Any career fantasy I’ve ever had in my life has always been firmly planted in Walter Mitty-type pipe dreams. At various times I’ve been a TV news anchor, a singer in a band, or an astronaut. These are reveries into which I would escape during boring meetings, long car trips, or sitting in an examining room waiting for a doctor to finally arrive.
That I actually speak with a slight nasal monotone, can’t carry a tune, and also suffer from acute claustrophobia never seemed to matter. These are my figments, dammit, and I’ll thank you kindly to aim that smirk of yours in another direction. I bet you have a few doozies of your own that are kept bottled up, hmm?
What each of my fantasy callings have in common is a decidedly non-business, non-entrepreneurial character to them. As someone who spent over 30 years in public service working primarily as a non-supervisory librarian, my skills could hardly qualify me to run a business much less make a payroll. Donald Trump would surely have my number were I to square off against him in a debate.
And yet so it was with great delight that I caught the graphic found at the top of this post in the March 2016 issue of Money Magazine. Readers were asked if they were able to start their very own business, what kind would it be? After reading the first six, all of which sound either fun or interesting (the cat cafe in particular receives my vote for originality), I then got to the last one from a reader who wishes to open a strip club.
A strip club? Brilliant!
I admire the man’s candor to share his dream with the readership of a widely available, national magazine. For example, he could have offered up, say, a shoe repair stand, a catering company, or a property management service. But no, he, ‘er, exposed himself to reveal perhaps what might be a long hidden desire of his. Mr. Loya has spunk I certainly don’t have.
Alas, but this aspiration of his is apparently jettisoned by a disapproving spouse. He will not get his chance to become a boss to naked women. Nor will he have the opportunity to hire big burly men to be bouncers, or employ a team of bartenders, cocktail waitresses, and cooks. A budding “job creator” is stopped in his tracks. On the other hand, his community will also not have to contend with that particular kind of business in its town either. Perhaps there is an upside to it.
Speaking of cooks, this does beg a question that I’ve always wondered about regarding strip clubs: does one seriously eat an actual meal at one? I see the billboards on the highway for “steaks and strippers” and the concept completely throws me. Speaking only for myself, there are certain things I really don’t want to see while I’m eating. Such as a completely naked body, for instance. But that’s just how I roll. You might feel differently.
Money Magazine’s question caused me to ponder my own sense of business savvy. Specifically, it reinforced that I am devoid of actually having any. In two marriages now, I have married women who are in occupations that provide a service to the public, and both of them tend to be personally timid about marketing themselves.
With absolutely zero practical experience or knowledge about business and commerce, I have always looked upon myself as something of an expert. It might have been those few years as a teenager stocking cold beer and pop at a neighborhood drug store that instilled such confidence. Regardless, my efforts have always ended up being futile because (1) I have no clue what I’m doing, and (2) see #1.
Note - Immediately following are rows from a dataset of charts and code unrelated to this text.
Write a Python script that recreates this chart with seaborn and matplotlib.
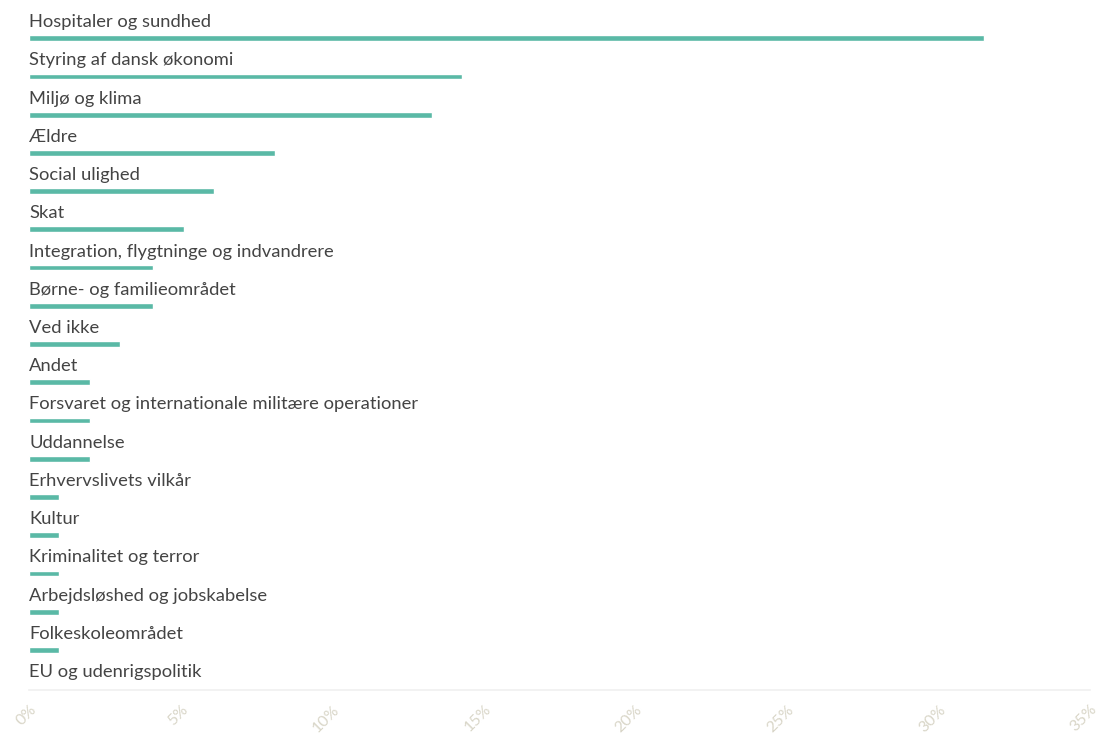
import matplotlib
matplotlib.use("Agg")
import matplotlib.pyplot as plt
import seaborn as sns
import pandas as pd

categories = [
    "Hospitaler og sundhed",
    "Styring af dansk økonomi",
    "Miljø og klima",
    "Ældre",
    "Social ulighed",
    "Skat",
    "Integration, flygtninge og indvandrere",
    "Børne- og familieområdet",
    "Ved ikke",
    "Andet",
    "Forsvaret og internationale militære operationer",
    "Uddannelse",
    "Erhvervslivets vilkår",
    "Kultur",
    "Kriminalitet og terror",
    "Arbejdsløshed og jobskabelse",
    "Folkeskoleområdet",
    "EU og udenrigspolitik",
]
values = [31.5, 14.3, 13.3, 8.1, 6.1, 5.1, 4.1, 4.1, 3.0, 2.0, 2.0, 2.0, 1.0, 1.0, 1.0, 1.0, 1.0, 0.0]
xticks = [0, 5, 10, 15, 20, 25, 30, 35]
xtick_labels = ["0%", "5%", "10%", "15%", "20%", "25%", "30%", "35%"]

sns.set_theme(style="white")
plt.rcParams["font.family"] = ["Lato", "DejaVu Sans"]

df = pd.DataFrame({"category": categories, "value": values})

fig = plt.figure(figsize=(11.2, 7.45), dpi=100)
ax = fig.add_axes([29 / 1120, 55 / 745, 1061 / 1120, 690 / 745])

sns.barplot(data=df, x="value", y="category", orient="h", color="#5ab9a6",
            width=0.15, ax=ax, saturation=1)

for i, cat in enumerate(categories):
    ax.text(0, i - 0.29, cat, ha="left", va="baseline", fontsize=13.2,
            color="#444444")

ax.set_xlim(0, 35)
ax.set_ylim(17.05, -1.0)
ax.set_xticks(xticks)
ax.set_xticklabels(xtick_labels, rotation=45, ha="right", va="top",
                   rotation_mode="anchor", color="#d9d6c8", fontsize=11.5)
ax.tick_params(axis="x", length=0, pad=9)
ax.set_yticks([])
ax.set_xlabel("")
ax.set_ylabel("")
for s in ["top", "right", "left"]:
    ax.spines[s].set_visible(False)
ax.spines["bottom"].set_color("#f0f0f0")
ax.spines["bottom"].set_linewidth(1.2)

fig.savefig("out.png", dpi=100, facecolor="white")
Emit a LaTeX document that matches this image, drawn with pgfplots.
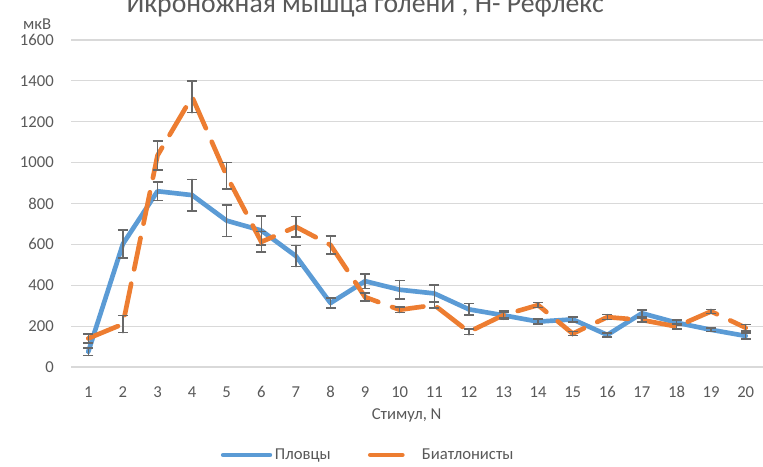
\documentclass[border=0pt]{standalone}
\usepackage{fontspec}
\setmainfont{Carlito}
\usepackage{pgfplots}
\pgfplotsset{compat=1.18}
\definecolor{cblue}{HTML}{5B9BD5}
\definecolor{corange}{HTML}{ED7D31}
\definecolor{cgrid}{HTML}{D9D9D9}
\definecolor{ctext}{HTML}{595959}
\definecolor{cerr}{HTML}{686868}
\pgfplotsset{myerr/.style={error bars/.cd, y dir=both, y explicit,
  error bar style={cerr, line width=1.1pt, solid},
  error mark options={rotate=90, mark size=3.75pt, cerr, line width=1.1pt, solid}}}
\begin{document}
\begin{tikzpicture}
\useasboundingbox (0,0) rectangle (572.25pt,350.25pt);
\begin{axis}[
  at={(53.25pt,75pt)}, anchor=south west,
  scale only axis, width=519pt, height=245.25pt,
  xmin=0.5, xmax=20.5, ymin=0, ymax=1600,
  xtick={1,...,20}, ytick={0,200,...,1600},
  axis line style={draw=none},
  major tick length=0pt,
  ymajorgrids, grid style={cgrid, line width=0.9pt},
  /pgf/number format/assume math mode=true,
  /pgf/number format/1000 sep={},
  tick label style={font=\fontsize{12.5}{14}\selectfont, text=ctext, inner sep=0pt},
  yticklabel style={anchor=east, xshift=-12.75pt},
  xticklabel style={anchor=north, yshift=-14.5pt},
  xlabel={Стимул, N},
  xlabel style={at={(axis description cs:0.485,-0.1468)}, anchor=center, font=\fontsize{12.5}{14}\selectfont, text=ctext},
  ylabel={мкВ},
  ylabel style={rotate=-90, at={(axis description cs:-0.049,1.049)}, anchor=center, font=\fontsize{12.5}{14}\selectfont, text=ctext},
  title={Икроножная мышца голени , Н- Рефлекс},
  title style={at={(axis description cs:0.425,1.0600)}, anchor=base, font=\fontsize{20.8}{24}\selectfont, text=ctext},
  legend style={draw=none, at={(0.430,-0.269)}, anchor=center, font=\fontsize{12.5}{14}\selectfont, text=ctext,
    legend columns=2, /tikz/every even column/.append style={column sep=26pt}},
  legend image code/.code={\draw[#1] (0pt,0pt) -- (35pt,0pt);},
]
\addplot[cblue, line width=3.5pt, line join=round, line cap=round, mark=none, myerr] coordinates {
(1,75) +- (0,18)
(2,602) +- (0,68)
(3,860) +- (0,45)
(4,841) +- (0,77)
(5,716) +- (0,77)
(6,668) +- (0,70)
(7,543) +- (0,52)
(8,313) +- (0,25)
(9,420) +- (0,35)
(10,378) +- (0,45)
(11,360) +- (0,42)
(12,282) +- (0,28)
(13,253) +- (0,20)
(14,222) +- (0,12)
(15,233) +- (0,12)
(16,157) +- (0,10)
(17,263) +- (0,15)
(18,217) +- (0,12)
(19,182) +- (0,8)
(20,152) +- (0,15)
};
\addlegendentry{Пловцы}
\addplot[corange, line width=3.5pt, line cap=round, dash pattern=on 24pt off 11pt, mark=none, myerr] coordinates {
(1,140) +- (0,22)
(2,210) +- (0,42)
(3,1035) +- (0,70)
(4,1322) +- (0,78)
(5,935) +- (0,65)
(6,612) +- (0,50)
(7,686) +- (0,50)
(8,597) +- (0,45)
(9,342) +- (0,20)
(10,280) +- (0,14)
(11,303) +- (0,15)
(12,172) +- (0,14)
(13,254) +- (0,14)
(14,303) +- (0,12)
(15,163) +- (0,10)
(16,244) +- (0,12)
(17,230) +- (0,10)
(18,198) +- (0,12)
(19,272) +- (0,10)
(20,192) +- (0,15)
};
\addlegendentry{Биатлонисты}
\end{axis}
\end{tikzpicture}
\end{document}
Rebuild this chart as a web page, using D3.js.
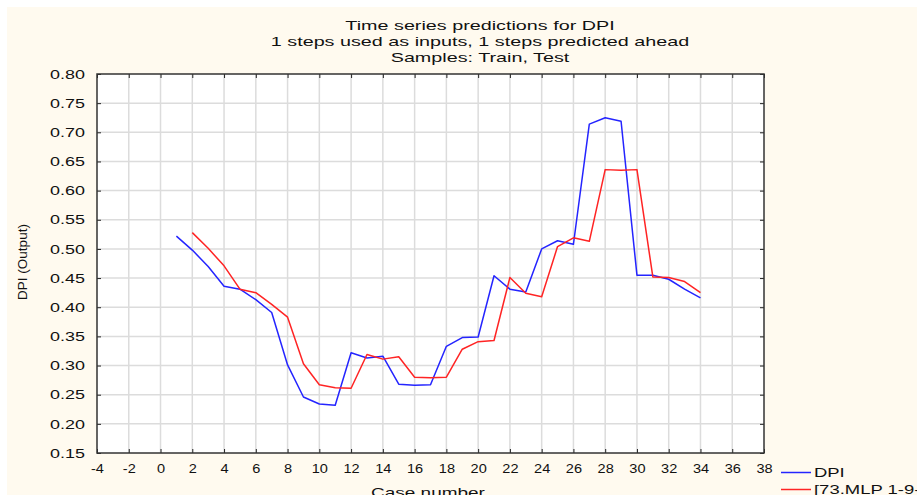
<!DOCTYPE html>
<html>
<head>
<meta charset="utf-8">
<script src="https://cdn.jsdelivr.net/npm/d3@7/dist/d3.min.js"></script>
<style>
  html, body { margin: 0; padding: 0; background: #fff; overflow: hidden; }
  svg text { font-family: "Liberation Sans", Arial, sans-serif; fill: #111; }
</style>
</head>
<body>
<svg id="chart" width="917" height="495"></svg>
<script>
// values
var titleLines = ['Time series predictions for DPI', '1 steps used as inputs, 1 steps predicted ahead', 'Samples: Train, Test'];
var xTicks = d3.range(-4, 39, 2);
var yTicks = [0.15, 0.20, 0.25, 0.30, 0.35, 0.40, 0.45, 0.50, 0.55, 0.60, 0.65, 0.70, 0.75, 0.80];

var dpiCases = d3.range(1, 35);
var dpiValues = [0.522, 0.498, 0.470, 0.436, 0.431, 0.413, 0.391, 0.301, 0.246, 0.234, 0.232, 0.322,
    0.313, 0.316, 0.268, 0.266, 0.267, 0.333, 0.348, 0.349, 0.454, 0.431, 0.426, 0.500, 0.514, 0.508,
    0.714, 0.725, 0.719, 0.455, 0.455, 0.448, 0.431, 0.416];

var mlpCases = d3.range(2, 35);
var mlpValues = [0.528, 0.501, 0.471, 0.431, 0.425, 0.405, 0.383, 0.303, 0.267, 0.262, 0.261, 0.319,
    0.311, 0.315, 0.280, 0.279, 0.280, 0.328, 0.341, 0.343, 0.451, 0.424, 0.418, 0.504, 0.519, 0.513,
    0.636, 0.635, 0.636, 0.452, 0.451, 0.444, 0.425];

var seriesNames = ['DPI', '[73.MLP 1-9-1]'];
var seriesColors = ['#2424ff', '#ff2424'];

(function() {
    var svg = d3.select('#chart');
    var pl = 97, pr = 764, pt = 74, pb = 453;

    // the source picture is stretched sideways, so most text is too
    function wideText(parent, tx, ty, str, sx, anchor) {
        return parent.append('text')
            .attr('transform', 'translate(' + tx + ',' + ty + ') scale(' + sx + ',1)')
            .attr('text-anchor', anchor || 'start')
            .attr('font-size', 13)
            .text(str);
    }

    // cream page with a thin white margin at top and left
    svg.append('rect').attr('x', 7).attr('y', 7).attr('width', 910).attr('height', 488).attr('fill', '#fffaef');

    var x = d3.scaleLinear().domain([-4, 38]).range([pl, pr]);
    var y = d3.scaleLinear().domain([0.15, 0.80]).range([pb, pt]);

    svg.append('rect')
        .attr('x', pl).attr('y', pt)
        .attr('width', pr - pl).attr('height', pb - pt)
        .attr('fill', '#fff');

    // grid
    var grid = svg.append('g').attr('stroke', '#dcdcdc').attr('stroke-width', 1.5);
    grid.selectAll('.gx').data(xTicks.slice(1, -1)).enter().append('line')
        .attr('x1', function(d) { return x(d); }).attr('x2', function(d) { return x(d); })
        .attr('y1', pt).attr('y2', pb);
    grid.selectAll('.gy').data(yTicks.slice(1, -1)).enter().append('line')
        .attr('y1', function(d) { return y(d); }).attr('y2', function(d) { return y(d); })
        .attr('x1', pl).attr('x2', pr);

    // axes with inward ticks
    var bottomAxis = d3.axisBottom(x).tickValues(xTicks).tickSize(-4).tickPadding(11)
        .tickFormat(function(d) { return String(d); });
    var topAxis = d3.axisTop(x).tickValues(xTicks).tickSize(-4).tickFormat('');
    var leftAxis = d3.axisLeft(y).tickValues(yTicks).tickSize(-4).tickPadding(12).tickFormat(d3.format('.2f'));
    var rightAxis = d3.axisRight(y).tickValues(yTicks).tickSize(-4).tickFormat('');

    function styleAxis(g, sx) {
        g.select('.domain').remove();
        g.selectAll('.tick line').attr('stroke', '#222');
        g.selectAll('.tick text')
            .attr('font-size', 13)
            .attr('font-family', '"Liberation Sans", Arial, sans-serif').attr('fill', '#111')
            .attr('x', function() { var v = +d3.select(this).attr('x') || 0; return v / sx; })
            .attr('transform', 'scale(' + sx + ',1)');
    }

    svg.append('g').attr('transform', 'translate(0,' + pb + ')').call(bottomAxis).call(styleAxis, 1.12);
    svg.append('g').attr('transform', 'translate(0,' + pt + ')').call(topAxis).call(styleAxis, 1);
    svg.append('g').attr('transform', 'translate(' + pl + ',0)').call(leftAxis).call(styleAxis, 1.38);
    svg.append('g').attr('transform', 'translate(' + pr + ',0)').call(rightAxis).call(styleAxis, 1);

    // frame
    svg.append('rect')
        .attr('x', pl).attr('y', pt)
        .attr('width', pr - pl).attr('height', pb - pt)
        .attr('fill', 'none').attr('stroke', '#333').attr('stroke-width', 1.5);

    // series
    var line = d3.line()
        .x(function(d) { return x(d[0]); })
        .y(function(d) { return y(d[1]); });

    var series = [d3.zip(dpiCases, dpiValues), d3.zip(mlpCases, mlpValues)];
    series.forEach(function(s, i) {
        svg.append('path').datum(s)
            .attr('d', line)
            .attr('fill', 'none')
            .attr('stroke', seriesColors[i])
            .attr('stroke-width', 1.5)
            .attr('stroke-linejoin', 'round');
    });

    // titles
    titleLines.forEach(function(t, i) {
        wideText(svg, 480, 29.5 + i * 16.1, t, 1.52, 'middle');
    });

    wideText(svg, 428, 496.5, 'Case number', 1.46, 'middle');

    svg.append('text')
        .attr('transform', 'translate(27,262) rotate(-90)')
        .attr('text-anchor', 'middle').attr('font-size', 13.5)
        .text('DPI (Output)');

    // legend
    var legend = svg.append('g');
    seriesNames.forEach(function(name, i) {
        var ly = 472.5 + i * 17;
        legend.append('line')
            .attr('x1', 781).attr('x2', 811).attr('y1', ly).attr('y2', ly)
            .attr('stroke', seriesColors[i]).attr('stroke-width', 1.5);
        wideText(legend, 814, ly + 4.5, name, 1.42);
    });
})();
</script>
</body>
</html>
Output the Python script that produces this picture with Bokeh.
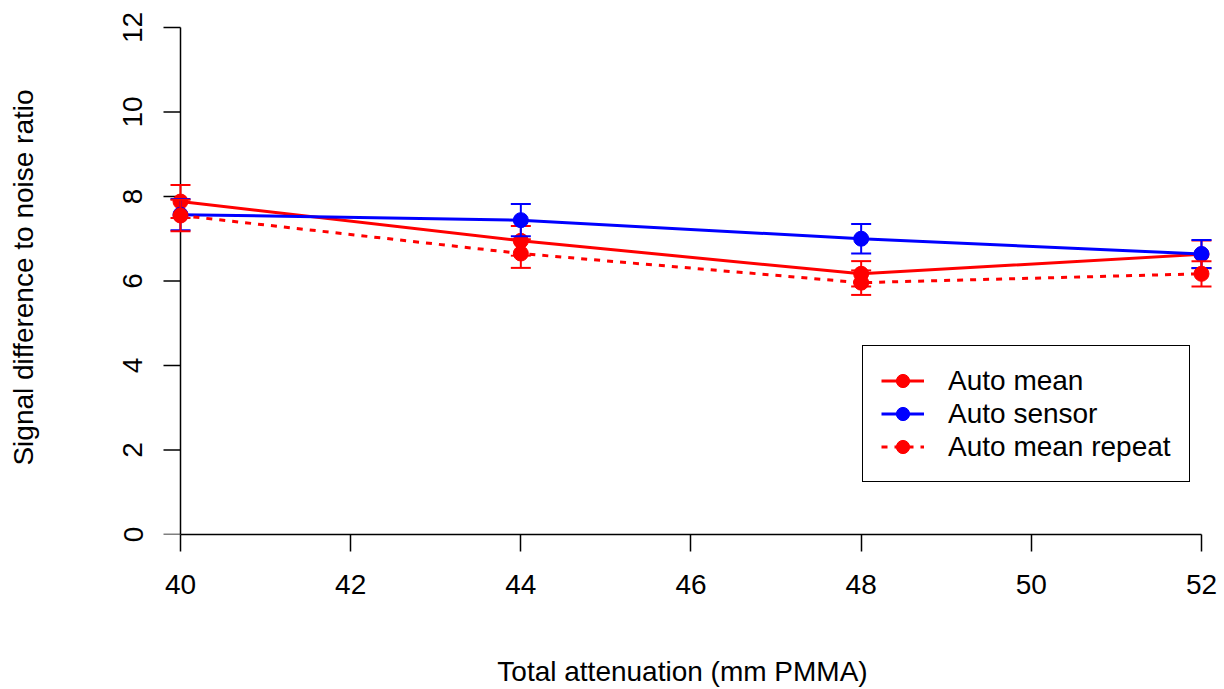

My ex-wife was a travel agent who specialized in selling cruises. It was my ingenious idea to have ballpoint pens produced with an engraving of her business name, phone number, and web address. I had noticed that the California lottery kiosks at the supermarkets always seemed to lack a pen or pencil for players to fill out a game playslip. So I made it my job each week to fill up those kiosks with her pens. I would travel before work, after work, and on weekends visiting grocery stores and stocking pens at the lottery counters. The pens always disappeared because everyone loves a free pen. Or the store managers removed them, take your pick. To my recollection, not one booking was ever celebrated due to my putting out those pens.
Gorgeous fortunately caught on to my shortcomings much sooner than did my ex. After a few not-so innovative ideas of mine involving the use of social networking to publicize her psychic business, she let me know in a gentle but firm way that it would be better if she followed her own intuition. And since intuition is a bit of a natural impulse for her, in time I agreed that she would be better off without my help. I’ve thankfully now backed away enough to leave her to her own tender mercies. At least this time I don’t have unopened boxes of bulk pens lying around to remind me of my marketing failures.
I do offer my sincere admiration to anyone who can successfully manage a business. This is especially true for those who do so in retirement after a long career. It takes superior knowledge, perseverance, and quite a bit of elbow grease for success to happen. I also believe entrepreneurial accomplishment involves having a type of sixth sense that gives someone an understanding of exactly what needs to be done, when, how much, and for whom. This is a quality I unfortunately lack.
I also lack the ability to pull off walking into a strip club. That takes spunk too. Or just common sense. I’ll let you decide.